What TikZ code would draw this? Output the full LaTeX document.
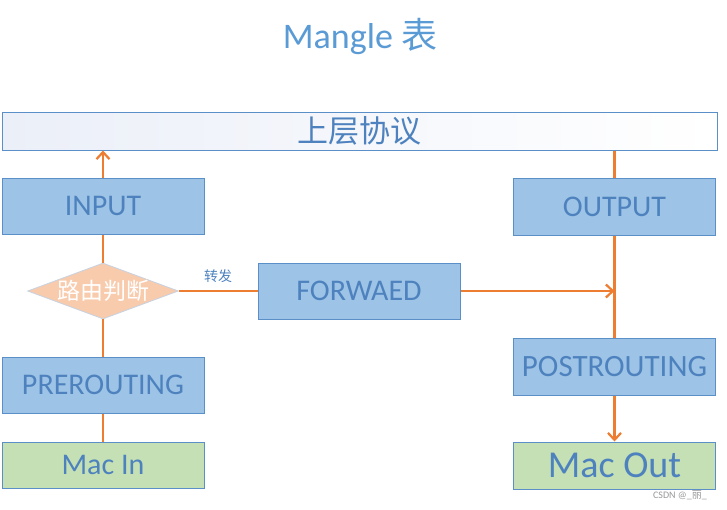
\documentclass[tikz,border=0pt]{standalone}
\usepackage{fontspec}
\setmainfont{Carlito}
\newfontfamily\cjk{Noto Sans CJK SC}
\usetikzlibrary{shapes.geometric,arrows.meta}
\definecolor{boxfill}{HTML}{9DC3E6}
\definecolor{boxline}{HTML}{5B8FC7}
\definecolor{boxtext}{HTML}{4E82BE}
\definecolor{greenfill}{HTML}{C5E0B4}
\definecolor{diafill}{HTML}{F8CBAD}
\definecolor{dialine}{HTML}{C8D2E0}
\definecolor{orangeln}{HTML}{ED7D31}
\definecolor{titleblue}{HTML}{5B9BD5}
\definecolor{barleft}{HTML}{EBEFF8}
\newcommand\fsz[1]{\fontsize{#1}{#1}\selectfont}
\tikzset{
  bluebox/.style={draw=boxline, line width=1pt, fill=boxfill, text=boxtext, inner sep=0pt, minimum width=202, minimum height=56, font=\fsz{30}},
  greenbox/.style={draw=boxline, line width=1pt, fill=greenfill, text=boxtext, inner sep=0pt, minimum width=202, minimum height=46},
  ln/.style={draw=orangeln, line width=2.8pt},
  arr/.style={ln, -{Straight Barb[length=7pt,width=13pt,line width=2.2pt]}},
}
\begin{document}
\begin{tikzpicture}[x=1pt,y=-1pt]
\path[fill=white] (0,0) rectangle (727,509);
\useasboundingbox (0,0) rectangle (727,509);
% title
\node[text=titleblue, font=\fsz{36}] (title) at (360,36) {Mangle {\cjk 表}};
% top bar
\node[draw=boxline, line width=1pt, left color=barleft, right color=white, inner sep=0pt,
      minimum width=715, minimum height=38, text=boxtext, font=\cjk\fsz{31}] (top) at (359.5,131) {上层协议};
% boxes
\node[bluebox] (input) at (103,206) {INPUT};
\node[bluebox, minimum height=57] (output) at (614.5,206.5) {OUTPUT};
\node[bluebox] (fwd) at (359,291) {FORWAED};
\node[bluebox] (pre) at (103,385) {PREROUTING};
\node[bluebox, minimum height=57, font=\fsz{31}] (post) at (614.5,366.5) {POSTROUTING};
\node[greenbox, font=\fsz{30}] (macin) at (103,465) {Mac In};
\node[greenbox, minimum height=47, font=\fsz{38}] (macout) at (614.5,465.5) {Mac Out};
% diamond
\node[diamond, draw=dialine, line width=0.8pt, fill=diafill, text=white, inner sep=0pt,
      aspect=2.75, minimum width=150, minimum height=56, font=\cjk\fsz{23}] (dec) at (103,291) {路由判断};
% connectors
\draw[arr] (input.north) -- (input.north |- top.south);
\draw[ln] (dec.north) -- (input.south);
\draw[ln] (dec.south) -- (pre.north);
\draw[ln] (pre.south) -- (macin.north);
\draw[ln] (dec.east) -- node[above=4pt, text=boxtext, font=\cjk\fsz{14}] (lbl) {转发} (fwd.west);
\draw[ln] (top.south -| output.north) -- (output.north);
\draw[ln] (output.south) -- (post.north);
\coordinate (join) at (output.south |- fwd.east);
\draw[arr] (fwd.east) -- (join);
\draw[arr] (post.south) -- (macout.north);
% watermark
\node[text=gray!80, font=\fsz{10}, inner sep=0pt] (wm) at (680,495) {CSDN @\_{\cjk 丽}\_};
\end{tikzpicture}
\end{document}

--

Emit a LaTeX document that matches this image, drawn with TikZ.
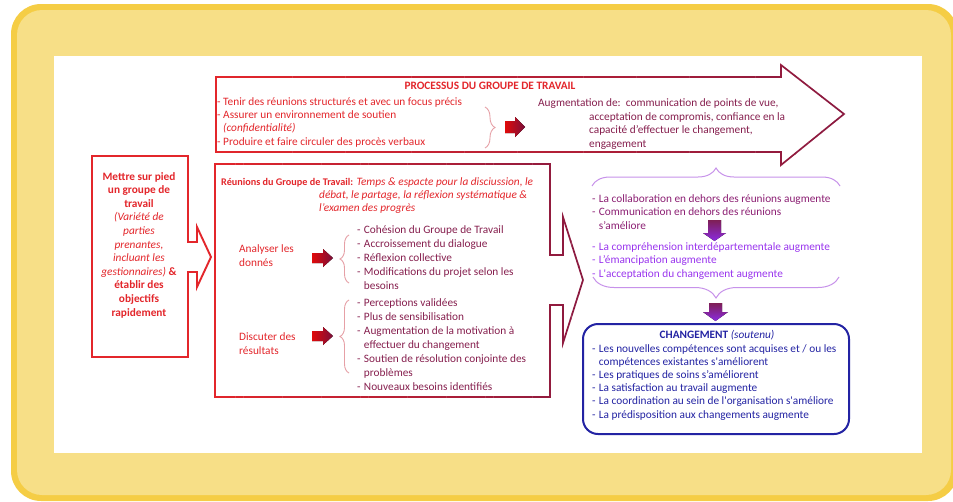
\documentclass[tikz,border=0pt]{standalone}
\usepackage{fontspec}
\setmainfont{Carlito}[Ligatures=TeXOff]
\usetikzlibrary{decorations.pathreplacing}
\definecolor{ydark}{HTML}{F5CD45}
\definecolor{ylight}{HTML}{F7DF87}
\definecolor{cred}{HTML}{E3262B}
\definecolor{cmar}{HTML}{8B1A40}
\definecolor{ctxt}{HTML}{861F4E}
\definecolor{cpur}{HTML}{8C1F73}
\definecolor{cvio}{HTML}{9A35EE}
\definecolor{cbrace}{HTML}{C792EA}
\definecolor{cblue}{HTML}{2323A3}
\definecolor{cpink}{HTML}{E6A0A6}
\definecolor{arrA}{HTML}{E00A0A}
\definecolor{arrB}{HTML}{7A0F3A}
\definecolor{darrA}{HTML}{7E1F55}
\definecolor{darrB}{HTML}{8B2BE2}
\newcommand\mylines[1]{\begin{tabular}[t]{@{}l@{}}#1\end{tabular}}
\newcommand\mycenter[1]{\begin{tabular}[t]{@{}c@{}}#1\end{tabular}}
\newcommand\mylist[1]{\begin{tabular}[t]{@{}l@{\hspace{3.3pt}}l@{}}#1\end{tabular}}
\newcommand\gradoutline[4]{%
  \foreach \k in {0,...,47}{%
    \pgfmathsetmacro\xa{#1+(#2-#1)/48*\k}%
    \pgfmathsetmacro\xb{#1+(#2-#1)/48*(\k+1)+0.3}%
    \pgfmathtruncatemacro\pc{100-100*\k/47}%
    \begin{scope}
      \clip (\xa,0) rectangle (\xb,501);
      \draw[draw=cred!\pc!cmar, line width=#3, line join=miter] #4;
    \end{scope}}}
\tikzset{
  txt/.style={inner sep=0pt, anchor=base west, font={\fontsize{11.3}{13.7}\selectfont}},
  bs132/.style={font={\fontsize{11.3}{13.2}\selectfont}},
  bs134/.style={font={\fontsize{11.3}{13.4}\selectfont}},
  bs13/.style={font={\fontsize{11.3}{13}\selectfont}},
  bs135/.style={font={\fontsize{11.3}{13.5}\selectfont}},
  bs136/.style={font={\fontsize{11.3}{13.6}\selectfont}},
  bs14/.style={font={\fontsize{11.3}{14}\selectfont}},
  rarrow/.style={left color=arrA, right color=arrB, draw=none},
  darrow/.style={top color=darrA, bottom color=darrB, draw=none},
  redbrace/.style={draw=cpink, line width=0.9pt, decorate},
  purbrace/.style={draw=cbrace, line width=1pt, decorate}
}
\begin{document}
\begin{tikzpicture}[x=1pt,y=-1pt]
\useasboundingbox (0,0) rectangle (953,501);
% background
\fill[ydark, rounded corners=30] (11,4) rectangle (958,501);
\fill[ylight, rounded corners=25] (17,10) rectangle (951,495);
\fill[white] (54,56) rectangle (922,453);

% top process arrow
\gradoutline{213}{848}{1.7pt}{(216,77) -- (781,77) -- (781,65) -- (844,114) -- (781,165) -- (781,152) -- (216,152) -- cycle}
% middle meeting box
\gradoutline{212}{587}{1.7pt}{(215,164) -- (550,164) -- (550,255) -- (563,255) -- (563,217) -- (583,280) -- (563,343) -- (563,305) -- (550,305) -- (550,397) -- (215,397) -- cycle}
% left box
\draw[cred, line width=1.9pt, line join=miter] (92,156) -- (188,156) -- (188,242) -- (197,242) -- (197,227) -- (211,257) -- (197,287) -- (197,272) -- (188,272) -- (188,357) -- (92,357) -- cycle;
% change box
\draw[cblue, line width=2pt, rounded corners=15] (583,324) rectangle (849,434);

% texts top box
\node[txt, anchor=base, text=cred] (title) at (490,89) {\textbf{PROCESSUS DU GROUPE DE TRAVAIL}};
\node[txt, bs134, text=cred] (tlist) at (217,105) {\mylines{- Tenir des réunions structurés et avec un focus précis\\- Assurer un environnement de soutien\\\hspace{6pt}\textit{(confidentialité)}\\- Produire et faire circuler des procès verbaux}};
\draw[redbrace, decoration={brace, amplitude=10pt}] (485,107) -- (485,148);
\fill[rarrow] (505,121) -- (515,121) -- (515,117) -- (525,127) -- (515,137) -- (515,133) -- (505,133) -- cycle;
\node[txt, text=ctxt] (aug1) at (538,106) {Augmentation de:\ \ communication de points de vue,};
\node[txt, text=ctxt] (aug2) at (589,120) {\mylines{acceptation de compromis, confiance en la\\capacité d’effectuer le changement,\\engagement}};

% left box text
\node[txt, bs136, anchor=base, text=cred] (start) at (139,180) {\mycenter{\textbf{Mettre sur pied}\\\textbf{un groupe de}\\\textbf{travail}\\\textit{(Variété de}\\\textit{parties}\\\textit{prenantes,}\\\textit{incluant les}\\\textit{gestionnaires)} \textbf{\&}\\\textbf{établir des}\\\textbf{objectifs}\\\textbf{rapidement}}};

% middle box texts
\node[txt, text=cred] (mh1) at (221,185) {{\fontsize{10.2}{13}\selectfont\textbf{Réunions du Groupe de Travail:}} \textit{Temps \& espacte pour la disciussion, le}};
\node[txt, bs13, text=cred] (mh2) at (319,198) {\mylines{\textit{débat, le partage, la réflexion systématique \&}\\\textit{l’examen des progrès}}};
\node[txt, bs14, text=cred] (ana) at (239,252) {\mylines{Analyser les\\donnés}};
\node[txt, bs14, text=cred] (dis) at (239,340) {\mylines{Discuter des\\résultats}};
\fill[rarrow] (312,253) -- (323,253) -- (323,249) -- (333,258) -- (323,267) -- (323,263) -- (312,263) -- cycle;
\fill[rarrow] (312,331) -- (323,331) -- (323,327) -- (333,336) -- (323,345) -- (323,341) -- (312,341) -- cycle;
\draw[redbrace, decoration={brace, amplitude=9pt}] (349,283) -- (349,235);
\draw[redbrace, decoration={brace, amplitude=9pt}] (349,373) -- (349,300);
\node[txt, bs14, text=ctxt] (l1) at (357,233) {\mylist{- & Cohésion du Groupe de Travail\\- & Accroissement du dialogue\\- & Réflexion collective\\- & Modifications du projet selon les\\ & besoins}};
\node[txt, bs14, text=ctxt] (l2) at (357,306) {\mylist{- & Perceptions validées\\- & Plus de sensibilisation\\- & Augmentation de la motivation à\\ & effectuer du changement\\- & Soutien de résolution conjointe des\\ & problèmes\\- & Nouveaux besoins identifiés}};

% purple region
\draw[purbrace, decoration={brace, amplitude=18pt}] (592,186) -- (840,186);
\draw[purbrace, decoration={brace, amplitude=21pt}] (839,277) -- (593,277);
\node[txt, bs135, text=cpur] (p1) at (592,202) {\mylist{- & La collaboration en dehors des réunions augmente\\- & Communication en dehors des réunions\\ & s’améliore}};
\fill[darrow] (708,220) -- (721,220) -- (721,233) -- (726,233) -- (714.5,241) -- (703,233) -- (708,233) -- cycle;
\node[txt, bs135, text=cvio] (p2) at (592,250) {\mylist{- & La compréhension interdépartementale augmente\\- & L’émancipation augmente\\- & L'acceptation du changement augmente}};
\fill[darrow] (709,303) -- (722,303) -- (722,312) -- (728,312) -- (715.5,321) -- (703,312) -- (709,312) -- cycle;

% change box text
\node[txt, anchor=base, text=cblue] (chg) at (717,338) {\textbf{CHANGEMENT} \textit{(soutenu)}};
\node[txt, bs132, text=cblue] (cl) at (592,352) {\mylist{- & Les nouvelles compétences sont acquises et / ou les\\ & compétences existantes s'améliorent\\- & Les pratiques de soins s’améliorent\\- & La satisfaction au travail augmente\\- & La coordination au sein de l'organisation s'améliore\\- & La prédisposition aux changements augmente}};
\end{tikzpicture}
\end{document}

• **Set problem**: Give the number of lines in the records that contain the string "this", and nothing besides.

• **Written response**: 2